6. The Jim Jordan and Friends “Let’s Get Even Hearing” is off to a rocky start. How rocky? Even FOX News won’t cover it. There are a couple of other congressional witch-hunts going on but the Republicans are getting checked by Dems who have actually done their homework and know the ins and outs of the law.
It’s time for a third political party to emerge, don’t you think? What we once knew as the Republican Party has become, in essence, the MAGA Party, an extremist, right wing entity fueled by outrage, conspiracy theories, Christian nationalism, lies, racism, and dubious loyalty to our country. Who wants to be part of that nonsense? Unfortunately, a whole lot of people do. I’m not one of them.
I do believe our nation needs a principled, conservative alternative to the MAGA party. Sooner rather than later. But it won’t happen soon. That would require more than a few conservatives to step up, willing and able to be really, really courageous, and say that enough is enough. That’s going to take awhile, if ever. In the meantime, we’ve got to deal with the nut jobs from crazy town.
7.“The basic fact is that Christianity as it was born in the mind of this Jewish thinker and teacher appears as a technique of survival for the oppressed. That it became, through the intervening years, a religion of the powerful and the dominant, used sometimes as an instrument of oppression, must not tempt us into believing that it was thus in the mind and life of Jesus. ‘In him was life; and the life was the light of men.’ Wherever his spirit appears, the oppressed gather fresh courage; for he announced the good news that fear, hypocrisy, and hatred, the three hounds of hell that track the trail of the disinherited, need have no dominion over them.” ~ Howard Thurman
Amen. Fear, hypocrisy, and hatred are indeed the three hounds of hell. And Jesus had no time for them.
8. “In the beginning God created …”
That always grabs me. It goes on to say that what God created was good. I think the Lord still wants it to be. He just wants us to get with the program, by being good and promoting goodness.
9. “Waiting patiently in expectation is the foundation of the spiritual life.” ~ Simone Weil
Page through the scriptures. It’s one waiting moment after another. Our job is to make ‘waiting in expectation’ a habit, a spiritual discipline.

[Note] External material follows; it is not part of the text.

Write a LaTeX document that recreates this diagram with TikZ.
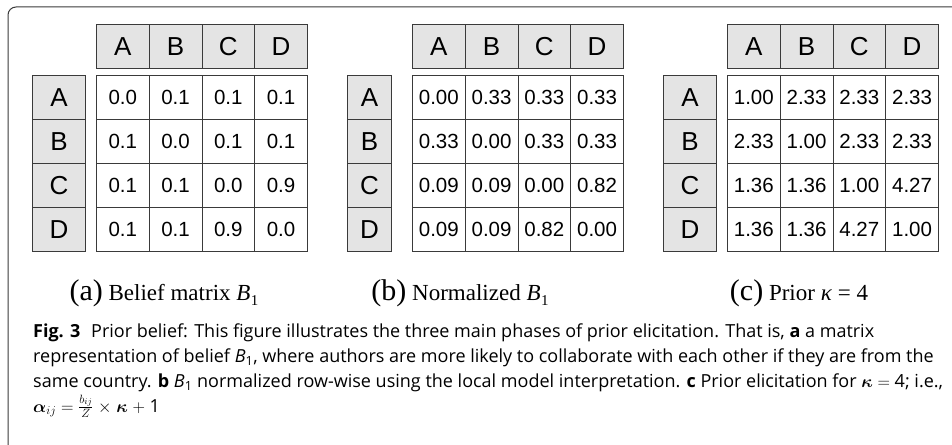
\documentclass[tikz,border=0pt]{standalone}
\usepackage{amsmath,amssymb,bm}
\usepackage{fontspec}
\setsansfont{Liberation Sans}
\newfontfamily\capserif{Liberation Serif}
\newfontfamily\capsans{Open Sans}
\usepackage{tikz}
\usetikzlibrary{positioning}

\definecolor{headgray}{HTML}{E4E4E4}
\definecolor{gridline}{HTML}{3A3A3A}

% one belief table: #1 name, #2 left of data, #3 left of row heads, #4 width of row heads, #5 rows
\newcommand{\beliefgrid}[5]{%
  \foreach \c [count=\j from 0] in {A,B,C,D}
    \node[headcell] (#1-h\c) at ({#2+\j*52.75},24) {\c};
  \foreach \c [count=\i from 0] in {A,B,C,D}
    \node[headcell,minimum width=#4] (#1-r\c) at (#3,{75+\i*44}) {\c};
  \foreach \r [count=\i from 0] in {#5}
    \foreach \v [count=\j from 0] in \r
      \node[valcell] (#1-\i\j) at ({#2+\j*52.75},{75+\i*44}) {\v};
}
\newcommand{\bigtag}[1]{{\fontsize{30}{30}\selectfont(#1)}}
\newcommand{\Bone}{\textit{B}\kern0.5pt\raisebox{-0.22em}{\fontsize{15}{15}\selectfont 1}}

\begin{document}
\begin{tikzpicture}[x=1pt,y=-1pt,
  cell/.style={draw=gridline,line width=0.9pt,anchor=north west,inner sep=0pt,
    minimum width=52.75pt,minimum height=44pt},
  headcell/.style={cell,fill=headgray,font=\sffamily\fontsize{26}{30}\selectfont},
  valcell/.style={cell,fill=white,font=\sffamily\fontsize{20.5}{24}\selectfont},
  sublabel/.style={anchor=base,inner sep=0pt,font=\capserif\fontsize{23}{28}\selectfont},
  capline/.style={anchor=base west,inner sep=0pt,font=\capsans\fontsize{18}{25}\selectfont}]
\useasboundingbox (0,0) rectangle (952,444);

% frame
\draw[gridline,line width=1pt,rounded corners=8pt] (960,7) -- (8,7) -- (8,452);

% tables
\beliefgrid{a}{96}{32}{53pt}{{0.0,0.1,0.1,0.1},{0.1,0.0,0.1,0.1},{0.1,0.1,0.0,0.9},{0.1,0.1,0.9,0.0}}
\beliefgrid{b}{412}{347}{44pt}{{0.00,0.33,0.33,0.33},{0.33,0.00,0.33,0.33},{0.09,0.09,0.00,0.82},{0.09,0.09,0.82,0.00}}
\beliefgrid{c}{727}{663}{53pt}{{1.00,2.33,2.33,2.33},{2.33,1.00,2.33,2.33},{1.36,1.36,1.00,4.27},{1.36,1.36,4.27,1.00}}

% sub-captions
\node[sublabel] (sa) at (164,300) {\bigtag{a} Belief matrix \Bone};
\node[sublabel] (sb) at (460,300) {\bigtag{b} Normalized \Bone};
\node[sublabel] (sc) at (799,300) {\bigtag{c} Prior \textit{κ} = 4};

% figure caption
\node[capline] (cap1) at (33,337) {\textbf{Fig. 3}\hspace{0.6em}Prior belief: This figure illustrates the three main phases of prior elicitation. That is, \textbf{a} a matrix};
\node[capline] (cap2) at (33,362) {representation of belief \textit{B}\textsubscript{1}, where authors are more likely to collaborate with each other if they are from the};
\node[capline] (cap3) at (33,387) {same country. \textbf{b} \textit{B}\textsubscript{1} normalized row-wise using the local model interpretation. \textbf{c} Prior elicitation for $\bm{\kappa}$ $=$ 4; i.e.,};
\node[capline] (cap4) at (33,412) {$\bm{\alpha}_{ij}$ $=$ $\frac{b_{ij}}{Z}$ $\times$ $\bm{\kappa}$ $+$ 1};
\end{tikzpicture}
\end{document}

10. The old hymn begins with the words “Take my life and let it be, consecrated Lord to thee.”
It continues by begging the Lord to take our hands, our voice, our silver and gold, our moments and days, our feet, lips, heart, intellect and will and to use them for His good purposes.
We sang this last Sunday at Church of the Palms and it really got to me. Is this what I really desire? That was the question I was asking myself. I wondered, in the moment, if anyone else was asking that same question. My guess is that they were.
Once we get our desires straight, we can recalibrate the rest of the pieces of our life.